Today is National Stress Awareness Day. For real though, we don’t need a day to remind us that we have stress. It’s everywhere. On some days it seems that the stress starts from the second we wake up and doesn’t stop even when our heads hit the pillow at night. Stress dreams can plague sleep leaving you to wake even more tired than when the night began. That’s life though. Right? It’s how we live. No big deal. Everyone is stressed. But listen carefully, if you aren’t careful stress will kill you. When stressed, we kick off the flight or flight response in our bodies. It protects us from mortal danger. Here’s the rub, when our brains tell us to fight or flee our organs respond by creating adrenaline and dialing up the engines of our organs. In today’s society many of us function like this even though our bodies aren’t in mortal danger. This isn’t healthy. In fact it’s dangerous. Sure, it’s not like stepping on the third rail dangerous but it is like playing 10,000 games of Russian Roulette and never getting the bullet. The odds keep increasing that one day…bang.
Here are some facts from the Global Organization for Stress
- The Stress in America survey results show that adults continue to report high levels of stress and many report that their stress has increased over the past year – American Psychological Association.
- 75% of adults reported experiencing moderate to high levels of stress in the past month and nearly half reported that their stress has increased in the past year – American Psychological Association.
- Approximately 1 out of 75 people may experience panic disorder – National Institutes of Mental Health.
- Stress is a top health concern for U.S. teens between 9th and 12th grade, psychologists say that if they don’t learn healthy ways to manage that stress now, it could have serious long-term health implications – American Psychological Association.
- 80% of workers feel stress on the job and nearly half say they need help in learning how to manage stress. And 42% say their co-workers need such help – American Institute of Stress.
- Stress levels in the workplace are rising with 6 in 10 workers in major global economies experiencing increased workplace stress. With China (86%) having the highest rise in workplace stress – The Regus Group
- Alarmingly 91% of adult Australians feel stress in at least one important area of their lives. Almost 50% feel very stressed about one part of their life – Lifeline Australia.

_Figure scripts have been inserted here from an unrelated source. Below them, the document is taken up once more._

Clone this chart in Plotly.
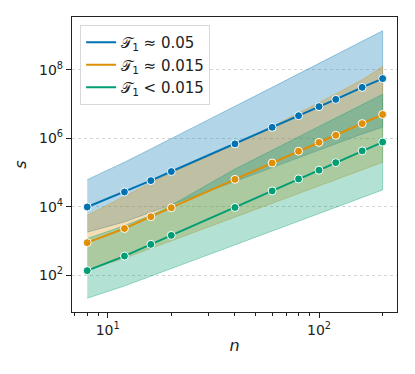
import plotly.graph_objects as go

# sample sizes
n = [8, 12, 16, 20, 40, 60, 80, 100, 120, 160, 200]

# mean s and band limits per group
blue_mean = [9.8e3, 2.7e4, 5.8e4, 1.07e5, 6.9e5, 2.1e6, 4.6e6, 8.5e6, 1.38e7, 3.1e7, 5.6e7]
blue_upper = [6.2e4, 2.0e5, 4.9e5, 1.0e6, 8.7e6, 3.1e7, 7.8e7, 1.6e8, 2.8e8, 7.1e8, 1.4e9]
blue_lower = [1.8e3, 3.6e3, 6.8e3, 1.15e4, 5.5e4, 1.4e5, 2.7e5, 4.6e5, 6.9e5, 1.35e6, 2.1e6]

orange_mean = [8.9e2, 2.3e3, 5.1e3, 9.3e3, 6.3e4, 1.9e5, 4.2e5, 7.6e5, 1.23e6, 2.7e6, 5.0e6]
orange_upper = [5.6e3, 2.0e4, 5.0e4, 1.0e5, 6.6e5, 2.2e6, 5.5e6, 1.1e7, 2.0e7, 5.2e7, 1.26e8]
orange_lower = [1.4e2, 3.1e2, 6.0e2, 1.0e3, 5.0e3, 1.3e4, 2.5e4, 4.1e4, 6.2e4, 1.2e5, 2.0e5]

green_mean = [1.35e2, 3.6e2, 7.9e2, 1.45e3, 9.5e3, 2.9e4, 6.5e4, 1.17e5, 1.95e5, 4.3e5, 7.8e5]
green_upper = [1.17e3, 2.8e3, 5.6e3, 1.1e4, 1.26e5, 4.5e5, 1.1e6, 2.2e6, 3.9e6, 9.5e6, 1.95e7]
green_lower = [21, 48, 93, 155, 7.6e2, 1.95e3, 3.8e3, 6.3e3, 9.8e3, 1.86e4, 3.1e4]

labels = ["𝒯<sub>1</sub> ≈ 0.05", "𝒯<sub>1</sub> ≈ 0.015", "𝒯<sub>1</sub> < 0.015"]
x_ticks = [10, 100]
x_ticktext = ["10<sup>1</sup>", "10<sup>2</sup>"]
y_ticks = [1e2, 1e4, 1e6, 1e8]
y_ticktext = ["10<sup>2</sup>", "10<sup>4</sup>", "10<sup>6</sup>", "10<sup>8</sup>"]

groups = [
    (blue_mean, blue_upper, blue_lower, (1, 115, 178)),
    (orange_mean, orange_upper, orange_lower, (222, 143, 5)),
    (green_mean, green_upper, green_lower, (2, 158, 115)),
]

fig = go.Figure()

for mean, upper, lower, (r, g, b) in groups:
    fig.add_trace(go.Scatter(
        x=n + n[::-1], y=upper + lower[::-1],
        fill="toself", fillcolor=f"rgba({r},{g},{b},0.3)",
        line=dict(color=f"rgba({r},{g},{b},0.35)", width=1),
        mode="lines", showlegend=False, hoverinfo="skip"))

for (mean, upper, lower, (r, g, b)), label in zip(groups, labels):
    color = f"rgb({r},{g},{b})"
    fig.add_trace(go.Scatter(
        x=n, y=mean, mode="lines", name=label,
        line=dict(color=color, width=2)))
    fig.add_trace(go.Scatter(
        x=n, y=mean, mode="markers", showlegend=False,
        marker=dict(color=color, size=8, line=dict(color="white", width=1))))

axis_common = dict(
    showline=True, linecolor="#222", linewidth=1.3, mirror=True,
    ticks="outside", ticklen=5, tickwidth=1.2, tickcolor="#222",
    tickfont=dict(size=14, color="#222"), zeroline=False, automargin=False,
)

fig.update_xaxes(
    type="log", range=[0.831, 2.369],
    tickvals=x_ticks, ticktext=x_ticktext, showgrid=False,
    minor=dict(ticks="outside", ticklen=3, tickwidth=1, tickcolor="#222",
               tickvals=[7, 8, 9, 20, 30, 40, 50, 60, 70, 80, 90, 200]),
    title=dict(text="<i>n</i>", font=dict(size=16, color="#222"), standoff=2),
    **axis_common)

fig.update_yaxes(
    type="log", range=[0.92, 9.55],
    tickvals=y_ticks, ticktext=y_ticktext,
    showgrid=True, gridcolor="#d4d4d4", griddash="dot", gridwidth=1,
    title=dict(text="<i>s</i>", font=dict(size=16, color="#222"), standoff=8),
    **axis_common)

fig.update_layout(
    width=415, height=374,
    margin=dict(l=72, r=18, t=17, b=62),
    paper_bgcolor="white", plot_bgcolor="white",
    font=dict(family="DejaVu Sans", color="#222"),
    legend=dict(x=0.025, y=0.973, xanchor="left", yanchor="top",
                bgcolor="rgba(255,255,255,0.85)", bordercolor="#d8d8d8",
                borderwidth=1, font=dict(size=15), tracegroupgap=0),
)

# drop the browser's default body margin so the figure sits at the page corner
fig.write_html("out.html", config={"displayModeBar": False},
               post_script="document.body.style.margin='0';")
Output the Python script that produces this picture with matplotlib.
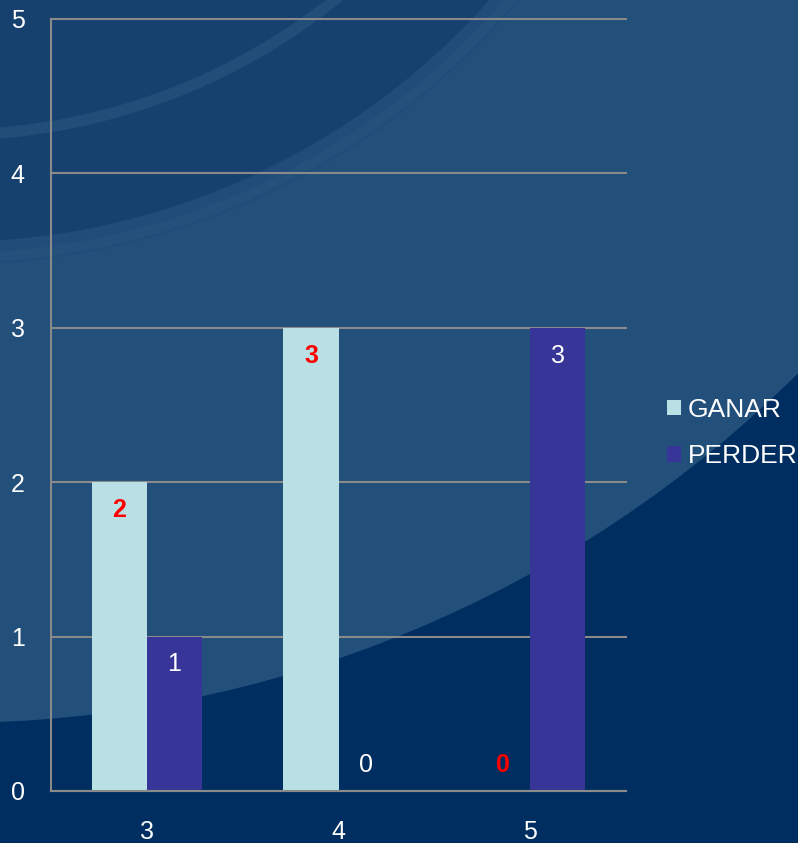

- Australian employees are absent for an average of 3.2 working days each year through stress. This workplace stress costs the Australian economy approximately $14.2 billion – Medibank
- An estimated 442,000 individuals in Britain, who worked in 2007/08 believed that they were experiencing work-related stress at a level that was making them ill – Labour Force Survey.
- Approximately 13.7 million working days are lost each year in the UK as a result of work-related illness at a cost of £28.3 billion per year – National Institute for Health and Clinical Excellence.
- Depression is among the leading causes of disability worldwide – World Health Organization
- Fewer than 25% of those with depression world-wide have access to effective treatments – World Health Organization.
– See more at: http://www.gostress.com/stress-facts/#sthash.DCEnJa4d.dpuf
However, it’s not all doom and gloom. Just as easy as it is to live a life under stress we can take small steps to reduce it. Here are some tips that you can take to slow it down and live longer:
- Breathe. Take a deep breath in for a count of four and an exhale for a count of four.
- Yoga. Any physical activity for 30 minutes a day will help reduce stress. I’m of supporter of yoga for stress reduction because yoga itself is the idea of yoking our body, mind and breathing. In yoga we talk about moving through the asana practice with steadiness and ease. By controlling how we breathe as we increase intensity we are training our bodies how to deal with stress off of our mats.
- Laugh. Check out the benefits courtesy of the Mayo Clinic: A good laugh has great short-term effects. When you start to laugh, it doesn’t just lighten your load mentally, it actually induces physical changes in your body. Laughter can:
- Stimulate many organs. Laughter enhances your intake of oxygen-rich air, stimulates your heart, lungs and muscles, and increases the endorphins that are released by your brain.
- Activate and relieve your stress response. A rollicking laugh fires up and then cools down your stress response and increases your heart rate and blood pressure. The result? A good, relaxed feeling.
- Soothe tension. Laughter can also stimulate circulation and aid muscle relaxation, both of which help reduce some of the physical symptoms of stress.
- Eat well. When we fuel our bodies with good food we are better equipped to thrive. I love what Michael Pollan says about a healthy diet, “Eat food. Not too much. Mostly plants.” Keep it simple.
- Sleep. Set a bedtime and stick to it. Keep your electronic devices out of bed. Keep the TV off (ideally- don’t use one). Keep the bedroom a sanctuary of peace.
Today take a minute, take a second and remember that it’s okay even when it’s not. But by managing the stress we can make better decisions and live a better life.